OVERDUE – EPISODE 718 SUMMARY
"The Four Million, by O. Henry"
Original Air Date: September 1, 2025
Hosts: Craig and Andrew
Craig and Andrew dive into O. Henry’s iconic 1906 short story collection The Four Million. They explore O. Henry’s biography, the origins (and urban legends) of the O. Henry candy bar, and dig deeply into the collection’s themes, memorable stories, and O. Henry’s signature twist endings. Unsurprisingly, "The Gift of the Magi"—O. Henry’s most famous story—gets detailed scrutiny.

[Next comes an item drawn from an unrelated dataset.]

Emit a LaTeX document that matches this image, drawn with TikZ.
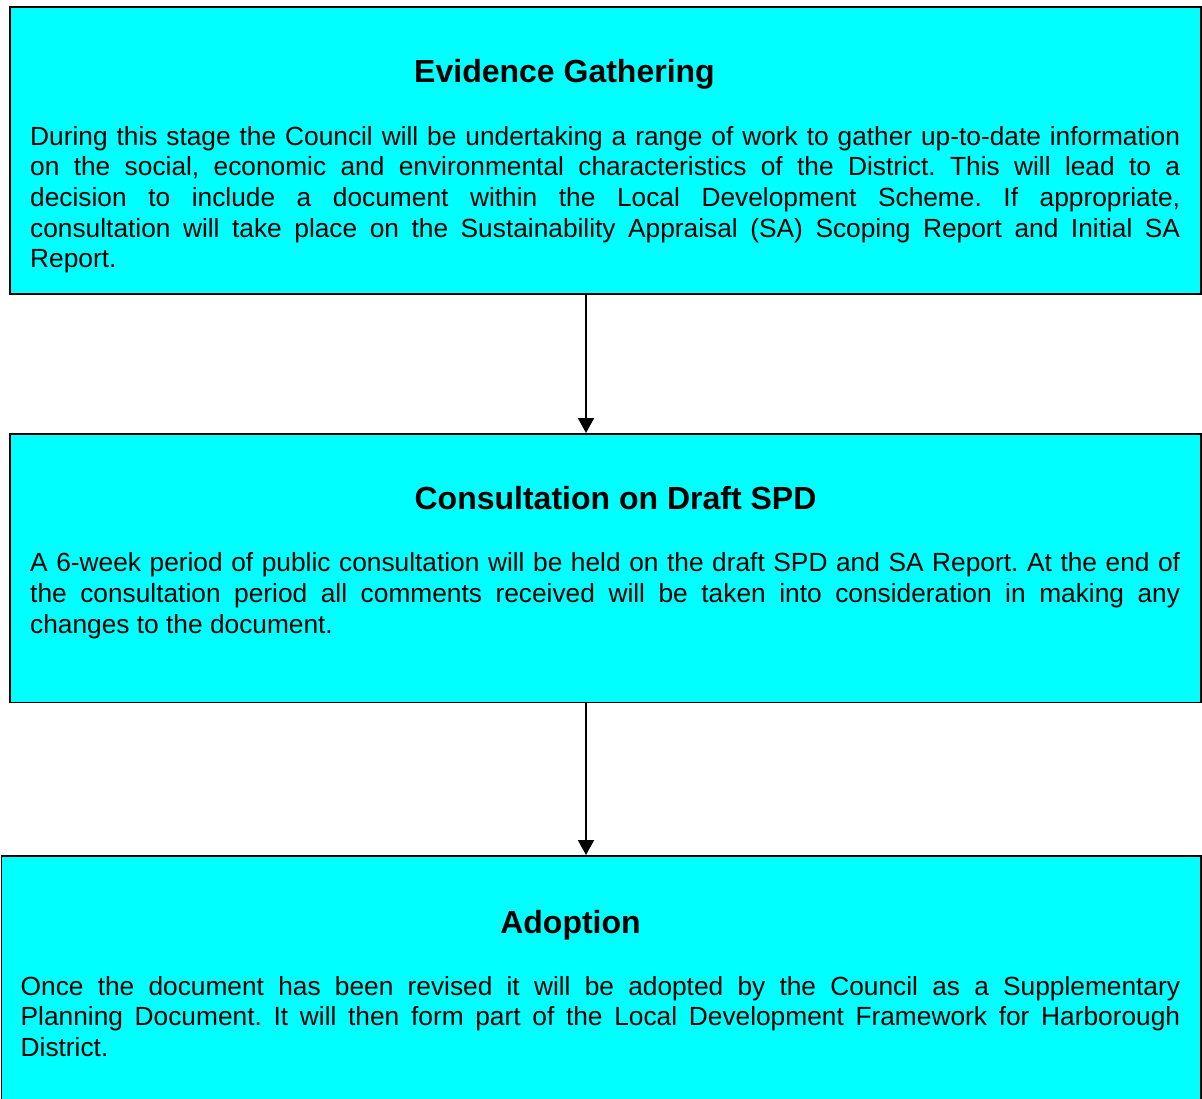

Along the way, the hosts examine how the stories hold up today, how O. Henry’s reputation has shifted, the collection’s portrayal of New York City, and the enduring appeal (and limitations) of the twist ending.
“Jim and Della Young. They’re two kids living together in their twenties in the early 19th century, turn of the century New York City... She is trying to buy her husband Jim a gift. And that is how much money she has. It’s not much. And she has scrimped and saved to get that far.” – Craig (36:48)
“Her hair’s gonna grow back, which makes it honestly a pretty decent deal that she sold it for $20, actually... She is eventually gonna be able to use the combs. Like, she’ll be fine.” – Andrew (41:20)
“This one’s about Cabbie. This one’s about Yellow Dog... Each of these stories is what it says on the tin. No symbolism, no like, obfuscation, no nothing.” – Andrew (27:28)
“You get twist brain and you’re just reading every story, trying to decipher it like you’re stuck in an escape room.” – Craig (29:40)
“His prolificness and his contributions to the Forum [are] still recognized... it’s kind of like Shyamalan... He gets famous for a type of storytelling, continues to do it... and people who want that are fine with him and people who are a little tired of it get very loud, I think.” – Craig (11:21)
"If you eat one O. Henry bar, you're like 'Oh, Henry!' And then you eat, like, 24 O. Henry bars and you're like 'oh, Henry…’" – Craig (75:02)
Closing words:
“If you eat one O. Henry bar, you’re like ‘Oh, Henry!’ And then you eat, like, 24 O. Henry bars and you’re like ‘oh, Henry…’” – Craig (75:02)
Recommended for:
Anyone interested in short story structure, the history of American popular fiction, or the evolution of literary reputation. Enjoy for the craft and social context, but read with an eye to dated attitudes and the cumulative fatigue of too many twists.